Instant racing machines appeared in Idaho in the past year after lawmakers two years ago authorized wagering on “historical” horse racing, or re-broadcasts of randomly selected past races. Lawmakers were surprised when the machines showed up, however, as they resemble slot machines, with only the final few seconds of the past horse race showing in a tiny screen as reels spin, lights flash and bettors win or lose. The Coeur d’Alene Tribe proposed SB 1011, to repeal the 2013 authorization.
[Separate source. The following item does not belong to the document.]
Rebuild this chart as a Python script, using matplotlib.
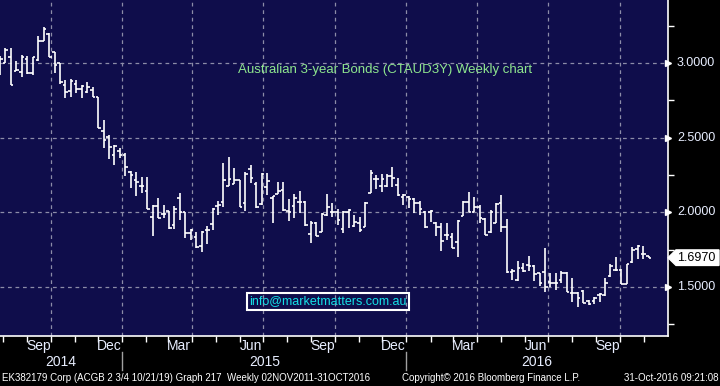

The tribe operates a casino on its reservation in North Idaho, but in 1998, it first identified the Greyhound Park Event Center in Post Falls, a former dog-racing track that hosts simulcast betting and is also a historic tribal gathering place, as the site where it wanted to build a casino. Because the site was outside the Coeur d’Alene Reservation, that would have required approval from the governor of Idaho for the tribe to purchase the land and place it in trust with the federal government as Indian land. Then-Gov. Phil Batt said no, saying gaming in Idaho should be limited to tribal reservations, so the tribe developed its casino in Plummer in the heart of its reservation, a far more remote location than the Greyhound Park’s freeway location not far from Spokane.
Now, the Greyhound Park is one of the sites where the slot machine-like instant racing terminals are operating. The other two are Les Bois Park, the horse racetrack just west of Boise, and the Double Down Betting Bar & Grill, an off-track betting parlor in Idaho Falls affiliated with the Sandy Downs racetrack.